The affinity graph visualizes frequent tweets, people, hashtags, and URLs, together with relationships or affinities between these elements.

Blue and green nodes represent tweets, orange nodes represent people, yellow nodes represent hashtags, and red nodes represent URLs. Larger node show more frequent elements. Links between nodes highlight relationships, for example, tweets that are similar to one another, or hashtags and people that occur in a set of tweets.

Hovering the mouse over a node reveals its frequency. Clicking tweet or URL nodes reveal more details about the node's content.

We use a force-directed graph algorithm from D3's Javascript visualization library to render the affinity graph.

Narrative Tab

The narrative tab visualizes narrative threads, sets of tweets that form conversations about a common topic over time.

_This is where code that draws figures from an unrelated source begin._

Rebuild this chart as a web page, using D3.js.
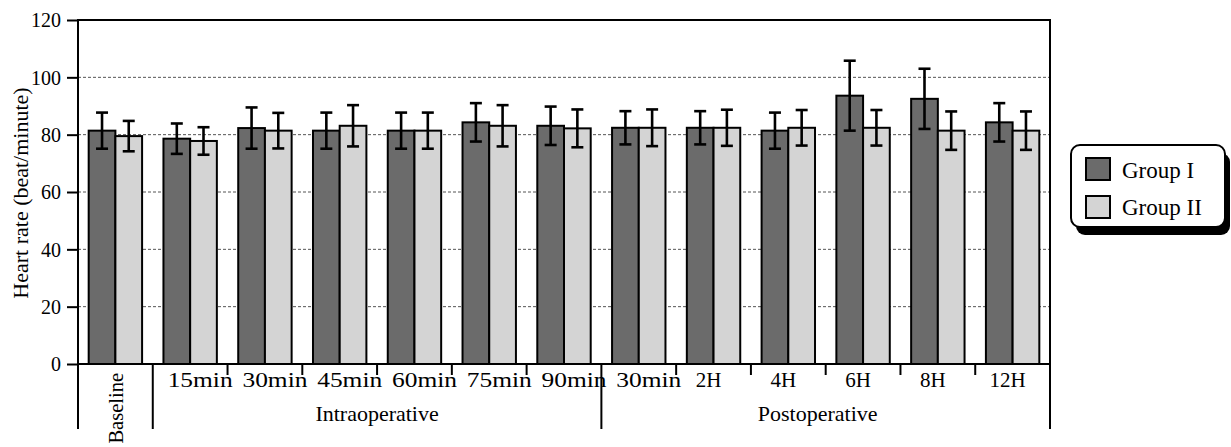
<!DOCTYPE html>
<html>
<head>
<meta charset="utf-8">
<script src="https://cdn.jsdelivr.net/npm/d3@7"></script>
<style>
  html, body { margin: 0; padding: 0; background: #fff; }
  svg { display: block; }
  text { font-family: "Liberation Serif", "Times New Roman", serif; fill: #000; }
</style>
</head>
<body>
<svg id="chart" width="1231" height="447"></svg>
<script>
// ---- data ----
const categories = ["Baseline", "15min", "30min", "45min", "60min", "75min", "90min", "30min", "2H", "4H", "6H", "8H", "12H"];
const seriesNames = ["Group I", "Group II"];
const group1Mean = [81.4, 78.6, 82.3, 81.4, 81.4, 84.3, 83.1, 82.4, 82.4, 81.4, 93.6, 92.5, 84.3];
const group1SD   = [6.3, 5.3, 7.2, 6.3, 6.3, 6.7, 6.7, 5.8, 5.8, 6.3, 12.2, 10.5, 6.7];
const group2Mean = [79.5, 77.8, 81.4, 83.1, 81.4, 83.1, 82.2, 82.4, 82.4, 82.4, 82.4, 81.4, 81.4];
const group2SD   = [5.3, 4.8, 6.2, 7.2, 6.3, 7.2, 6.6, 6.4, 6.3, 6.2, 6.2, 6.7, 6.7];
const yTicks = [0, 20, 40, 60, 80, 100, 120];
const gridValues = [20, 40, 60, 80, 100];
const phaseLabels = ["Intraoperative", "Postoperative"];
const phaseFirst = [1, 7];
const phaseLast = [6, 12];
const yTitle = "Heart rate (beat/minute)";

// ---- layout ----
const svg = d3.select("#chart");
const L = 78, R = 1050, T = 20, B = 364;
const colors = ["#6b6b6b", "#d4d4d4"];

const idx = categories.map((d, i) => i);
const x0 = d3.scaleBand().domain(idx).range([L, R]).padding(0);
const x1 = d3.scaleBand().domain([0, 1]).range([0, x0.bandwidth()]).paddingInner(0).paddingOuter(0.4);
const y = d3.scaleLinear().domain([0, 120]).range([B, T]);

// gridlines
svg.append("g").selectAll("line").data(gridValues).join("line")
  .attr("x1", L).attr("x2", R)
  .attr("y1", d => y(d)).attr("y2", d => y(d))
  .attr("stroke", "#555").attr("stroke-width", 1).attr("stroke-dasharray", "3,2");

// bars
const rows = idx.map(i => [
  {i, s: 0, m: group1Mean[i], sd: group1SD[i]},
  {i, s: 1, m: group2Mean[i], sd: group2SD[i]}
]).flat();

svg.append("g").selectAll("rect").data(rows).join("rect")
  .attr("x", d => x0(d.i) + x1(d.s))
  .attr("width", x1.bandwidth())
  .attr("y", d => y(d.m))
  .attr("height", d => y(0) - y(d.m))
  .attr("fill", d => colors[d.s])
  .attr("stroke", "#000").attr("stroke-width", 2);

// error bars
const eb = svg.append("g").attr("stroke", "#000").attr("stroke-width", 2.6);
rows.forEach(d => {
  const cx = x0(d.i) + x1(d.s) + x1.bandwidth() / 2;
  eb.append("line").attr("x1", cx).attr("x2", cx).attr("y1", y(d.m + d.sd)).attr("y2", y(d.m - d.sd));
  eb.append("line").attr("x1", cx - 6).attr("x2", cx + 6).attr("y1", y(d.m + d.sd)).attr("y2", y(d.m + d.sd));
  eb.append("line").attr("x1", cx - 6).attr("x2", cx + 6).attr("y1", y(d.m - d.sd)).attr("y2", y(d.m - d.sd));
});

// frame: top
svg.append("line").attr("x1", L).attr("x2", R).attr("y1", T).attr("y2", T).attr("stroke", "#000").attr("stroke-width", 2);

// y axis
const yAxis = d3.axisLeft(y).tickValues(yTicks).tickSize(11).tickPadding(6);
const yg = svg.append("g").attr("transform", `translate(${L},0)`).call(yAxis);
yg.select(".domain").remove();
yg.selectAll(".tick line").attr("stroke", "#000").attr("stroke-width", 2);
yg.selectAll(".tick text").attr("font-size", 20).attr("font-family", "Liberation Serif").attr("dy", "0.34em");

// x axis line
svg.append("line").attr("x1", L - 1).attr("x2", R + 1).attr("y1", B).attr("y2", B).attr("stroke", "#000").attr("stroke-width", 2);

// left and right vertical lines (extended as dividers)
const DIV_BOTTOM = 429;
svg.append("line").attr("x1", L).attr("x2", L).attr("y1", T - 1).attr("y2", DIV_BOTTOM).attr("stroke", "#000").attr("stroke-width", 2);
svg.append("line").attr("x1", R).attr("x2", R).attr("y1", T - 1).attr("y2", DIV_BOTTOM).attr("stroke", "#000").attr("stroke-width", 2);

// dividers between phases
const dividers = [1, 7];
svg.append("g").selectAll("line").data(dividers).join("line")
  .attr("x1", d => x0(d)).attr("x2", d => x0(d))
  .attr("y1", B).attr("y2", DIV_BOTTOM)
  .attr("stroke", "#000").attr("stroke-width", 2);

// short ticks inside phases
const shortTicks = idx.filter(i => i > 1 && i !== 7);
svg.append("g").selectAll("line").data(shortTicks).join("line")
  .attr("x1", d => x0(d)).attr("x2", d => x0(d))
  .attr("y1", B).attr("y2", B + 11)
  .attr("stroke", "#000").attr("stroke-width", 2);

// category labels
const lab = svg.append("g").attr("font-size", 21);
idx.forEach(i => {
  const c = categories[i];
  const cx = x0(i) + x0.bandwidth() / 2;
  if (i === 0) {
    lab.append("text")
      .attr("transform", `translate(${cx + 8},373) rotate(-90)`)
      .attr("text-anchor", "end").attr("font-size", 20.5)
      .text(c);
  } else if (c.endsWith("min")) {
    lab.append("text").attr("x", cx + 10).attr("y", 387)
      .attr("text-anchor", "middle")
      .attr("textLength", 65).attr("lengthAdjust", "spacingAndGlyphs")
      .text(c);
  } else {
    lab.append("text").attr("x", cx - 5).attr("y", 387)
      .attr("text-anchor", "middle").text(c);
  }
});

// phase labels
phaseLabels.forEach((p, k) => {
  const a = x0(phaseFirst[k]), b = x0(phaseLast[k]) + x0.bandwidth();
  svg.append("text").attr("x", (a + b) / 2 - (k === 1 ? 8 : 0)).attr("y", 421)
    .attr("text-anchor", "middle").attr("font-size", 22).text(p);
});

// y title
svg.append("text").attr("transform", `translate(28,${(T + B) / 2 + 1}) rotate(-90)`)
  .attr("text-anchor", "middle").attr("font-size", 22).text(yTitle);

// legend
const lg = svg.append("g").attr("transform", "translate(1071,145)");
lg.append("rect").attr("x", 5).attr("y", 8).attr("width", 154).attr("height", 82).attr("rx", 9).attr("fill", "#000");
lg.append("rect").attr("x", 0).attr("y", 0).attr("width", 154).attr("height", 82).attr("rx", 9)
  .attr("fill", "#fff").attr("stroke", "#000").attr("stroke-width", 2);
seriesNames.forEach((s, k) => {
  lg.append("rect").attr("x", 15).attr("y", 13 + k * 38).attr("width", 24).attr("height", 22)
    .attr("fill", colors[k]).attr("stroke", "#000").attr("stroke-width", 2);
  lg.append("text").attr("x", 51).attr("y", 33 + k * 37).attr("font-size", 23).text(s);
});
</script>
</body>
</html>
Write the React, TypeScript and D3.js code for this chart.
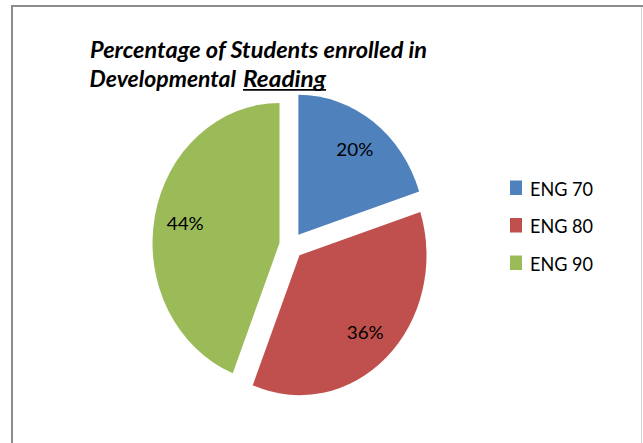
import React from "react";
import * as d3 from "d3";

const categories = ["ENG 70", "ENG 80", "ENG 90"];
const values = [20, 36, 44];
const labels = ["20%", "36%", "44%"];
const titleLine1 = "Percentage of Students enrolled in";
const titleLine2a = "Developmental";
const titleLine2b = "Reading";

const COLORS = ["#4F81BD", "#C0504D", "#9BBB59"];

const W = 643;
const H = 443;
const CX = 291.3;
const CY = 245.5;
const RX = 127;
const SY = 140 / 127;
const EXPLODE = 12;
const LABEL_R = 96;

export default function App() {
  const pie = d3.pie<number>().sort(null).value((d) => d);
  const arcs = pie(values);
  const arc = d3.arc<d3.PieArcDatum<number>>().innerRadius(0).outerRadius(RX);

  const legendY = d3.scalePoint<string>().domain(categories).range([188, 263]);

  return (
    <svg
      width={W}
      height={H}
      style={{ position: "absolute", left: 0, top: 0, background: "#fff" }}
    >
      <rect x={0} y={0} width={W} height={H} fill="#fff" />
      {/* frame */}
      <line x1={11} x2={643} y1={6} y2={6} stroke="#8c8c8c" strokeWidth={2} />
      <line x1={12} x2={12} y1={5} y2={443} stroke="#8c8c8c" strokeWidth={2} />
      <line x1={641.5} x2={641.5} y1={7} y2={443} stroke="#d4d4d4" strokeWidth={1} />

      {/* title */}
      <g
        fontFamily="Lato, 'Open Sans', sans-serif"
        fontWeight="bold"
        fontStyle="italic"
        fontSize={22}
        fill="#000"
      >
        <text x={90} y={57.5} textLength={337} lengthAdjust="spacingAndGlyphs">
          {titleLine1}
        </text>
        <text x={89.5} y={87} textLength={146.5} lengthAdjust="spacingAndGlyphs">
          {titleLine2a}
        </text>
        <text x={243} y={87} textLength={83} lengthAdjust="spacingAndGlyphs">
          {titleLine2b}
        </text>
        <line x1={243} x2={326} y1={89.8} y2={89.8} stroke="#000" strokeWidth={1.8} />
      </g>

      {/* pie */}
      {arcs.map((a, i) => {
        const mid = (a.startAngle + a.endAngle) / 2;
        const dx = EXPLODE * Math.sin(mid);
        const dy = -EXPLODE * Math.cos(mid) * SY;
        return (
          <g key={categories[i]} transform={`translate(${CX + dx},${CY + dy}) scale(1,${SY})`}>
            <path d={arc(a) || ""} fill={COLORS[i]} />
          </g>
        );
      })}

      {/* data labels */}
      {arcs.map((a, i) => {
        const mid = (a.startAngle + a.endAngle) / 2;
        const ox = CX + EXPLODE * Math.sin(mid);
        const oy = CY - EXPLODE * Math.cos(mid) * SY;
        const lx = ox + LABEL_R * Math.sin(mid);
        const ly = oy - LABEL_R * Math.cos(mid) * SY;
        return (
          <text
            key={labels[i]}
            x={lx}
            y={ly + 7}
            textAnchor="middle"
            fontFamily="Lato, 'Open Sans', sans-serif"
            fontSize={17}
            fill="#000"
            textLength={37}
            lengthAdjust="spacingAndGlyphs"
          >
            {labels[i]}
          </text>
        );
      })}

      {/* legend */}
      {categories.map((c, i) => {
        const y = legendY(c) as number;
        return (
          <g key={c}>
            <rect x={510} y={y - 7.5} width={12} height={14.5} fill={COLORS[i]} />
            <text
              x={530}
              y={y + 7.5}
              fontFamily="Lato, 'Open Sans', sans-serif"
              fontSize={18.5}
              fill="#000"
              textLength={63}
              lengthAdjust="spacingAndGlyphs"
            >
              {c}
            </text>
          </g>
        );
      })}
    </svg>
  );
}
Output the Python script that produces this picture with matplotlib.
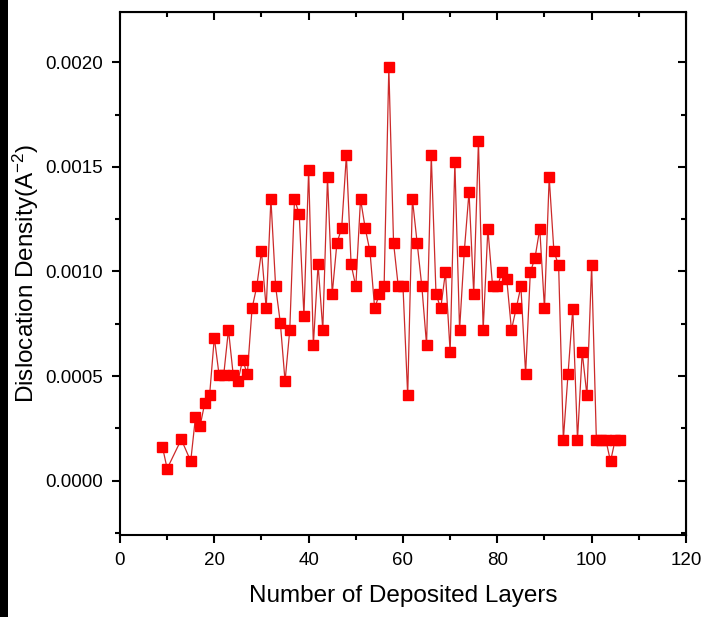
# Dislocation density vs number of deposited layers
import matplotlib.pyplot as plt
from matplotlib.ticker import MultipleLocator, FormatStrFormatter
import matplotlib.patches as mpatches

plt.rcParams['font.family'] = ['Liberation Sans', 'DejaVu Sans']
plt.rcParams['mathtext.default'] = 'regular'

# Data
layers = [9, 10, 13, 15, 16, 17, 18, 19, 20, 21, 22, 23, 24, 25, 26, 27, 28, 29, 30,
          31, 32, 33, 34, 35, 36, 37, 38, 39, 40, 41, 42, 43, 44, 45, 46, 47, 48, 49, 50,
          51, 52, 53, 54, 55, 56, 57, 58, 59, 60, 61, 62, 63, 64, 65, 66, 67, 68, 69, 70,
          71, 72, 73, 74, 75, 76, 77, 78, 79, 80, 81, 82, 83, 84, 85, 86, 87, 88, 89, 90,
          91, 92, 93, 94, 95, 96, 97, 98, 99, 100, 101, 102, 103, 104, 105, 106]
density = [0.000162, 0.000057, 0.000197, 0.000093, 0.000303, 0.000263, 0.000373, 0.000408, 0.000684,
           0.000507, 0.000507, 0.000721, 0.000507, 0.000474, 0.000578, 0.000509, 0.000823, 0.000928, 0.001096,
           0.000823, 0.001346, 0.000928, 0.000753, 0.000474, 0.000721, 0.001346, 0.001274, 0.000789, 0.001484,
           0.000649, 0.001034, 0.000721, 0.001450, 0.000893, 0.001137, 0.001206, 0.001555, 0.001034, 0.000928,
           0.001346, 0.001206, 0.001096, 0.000823, 0.000893, 0.000928, 0.001975, 0.001137, 0.000928, 0.000928,
           0.000407, 0.001346, 0.001137, 0.000928, 0.000649, 0.001555, 0.000893, 0.000823, 0.000996, 0.000614,
           0.001521, 0.000721, 0.001096, 0.001380, 0.000893, 0.001623, 0.000721, 0.001204, 0.000928, 0.000928,
           0.000996, 0.000963, 0.000721, 0.000823, 0.000928, 0.000511, 0.000996, 0.001066, 0.001204, 0.000823,
           0.001450, 0.001096, 0.001029, 0.000196, 0.000511, 0.000821, 0.000196, 0.000614, 0.000407, 0.001029,
           0.000196, 0.000196, 0.000196, 0.000092, 0.000196, 0.000196]

fig = plt.figure(figsize=(7.18, 6.17), dpi=100)
ax = fig.add_axes([0.1671, 0.1329, 0.7883, 0.8476])

ax.plot(layers, density, color='#cc2a2a', linewidth=0.9, marker='s', markersize=7.5,
        markerfacecolor='#ff0000', markeredgecolor='#ff0000')

ax.set_xlim(0, 120)
ax.set_ylim(-0.00026, 0.00224)
ax.xaxis.set_major_locator(MultipleLocator(20))
ax.xaxis.set_minor_locator(MultipleLocator(10))
ax.yaxis.set_major_locator(MultipleLocator(0.0005))
ax.yaxis.set_minor_locator(MultipleLocator(0.00025))
ax.yaxis.set_major_formatter(FormatStrFormatter('%.4f'))

for s in ax.spines.values():
    s.set_linewidth(1.5)
ax.tick_params(which='both', direction='out', width=1.5, labelsize=13.5, top=False, right=False)
ax.tick_params(which='major', length=6, pad=6)
ax.tick_params(which='minor', length=3.5)

# mirrored ticks pointing inward on top and right
axt = ax.secondary_xaxis('top')
axt.xaxis.set_major_locator(MultipleLocator(20))
axt.xaxis.set_minor_locator(MultipleLocator(10))
axt.tick_params(which='both', direction='in', width=1.5, labeltop=False)
axt.tick_params(which='major', length=6)
axt.tick_params(which='minor', length=3.5)
axr = ax.secondary_yaxis('right')
axr.yaxis.set_major_locator(MultipleLocator(0.0005))
axr.yaxis.set_minor_locator(MultipleLocator(0.00025))
axr.tick_params(which='both', direction='in', width=1.5, labelright=False)
axr.tick_params(which='major', length=6)
axr.tick_params(which='minor', length=3.5)

ax.set_xlabel('Number of Deposited Layers', fontsize=17.5, labelpad=12)
ax.set_ylabel('Dislocation Density(A$^{-2}$)', fontsize=17.5, labelpad=3)

# dark strip at the left edge of the screenshot
fig.patches.append(mpatches.Rectangle((0, 0), 8 / 718, 1, transform=fig.transFigure,
                                      facecolor='black', edgecolor='none'))

plt.savefig('out.png', dpi=100)
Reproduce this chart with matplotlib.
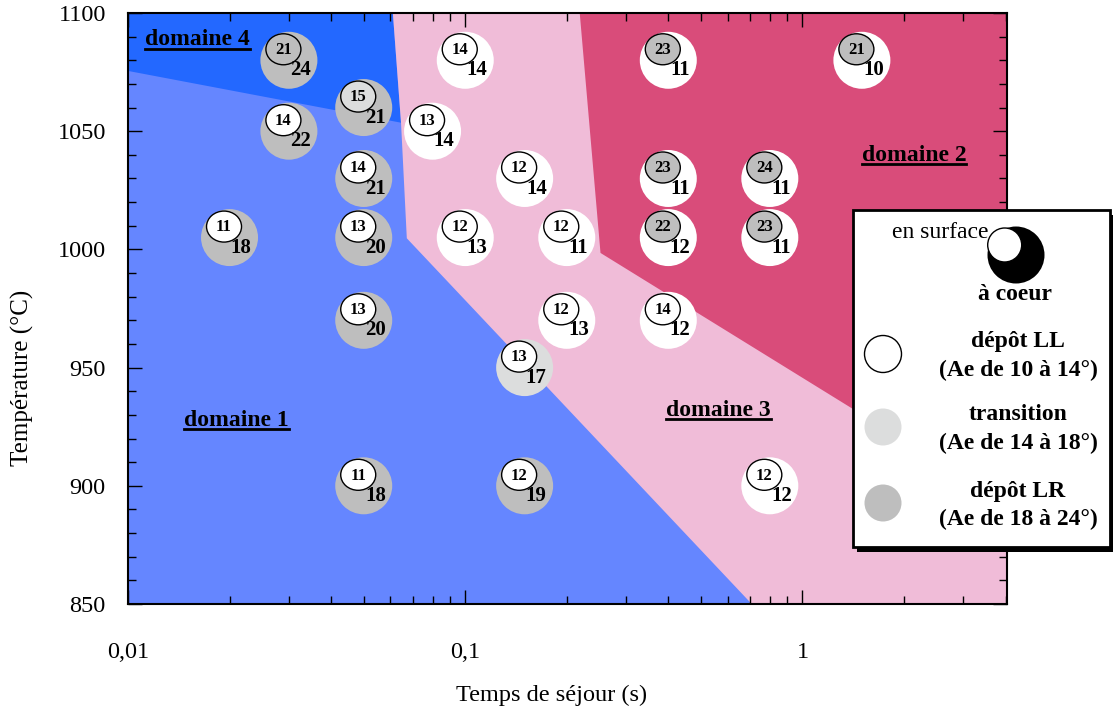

Select a tweet of interest from the tweet list on the left side of the screen. Any narrative threads that pass through the selected tweet will be rendered as a graph on the right side of the screen. The selected tweet is outlined in red.

Hovering the mouse over a tweet or clicking on a tweet reveals more details about its content and its estimated sentiment. Hovering the mouse over a link reveals more details about the two tweets at the ends of the link, and highlights all narrative threads that pass through the link. Clicking on a link displays a dialog containing details about the tweets in the narrative threads that pass through the link.

We use the DataTables plugin for the jQuery Javascript library to render the tweet list table.

Tweets Tab

The tweets tab shows the date, author, and body of each tweet, as well as its overall pleasure v and arousal a. Dictionary terms in each tweet are highlighted in bold italics.

Click on a column header to sort by that column, or to reverse the sort order between ascending and descending. Type text in the Search field to search for tweets containing any text of interest. Click on a tweet author's Twitter ID to see the author's tweet stream, or on any URL to open the URL.

We use the DataTables plugin for the jQuery Javascript library to render the table.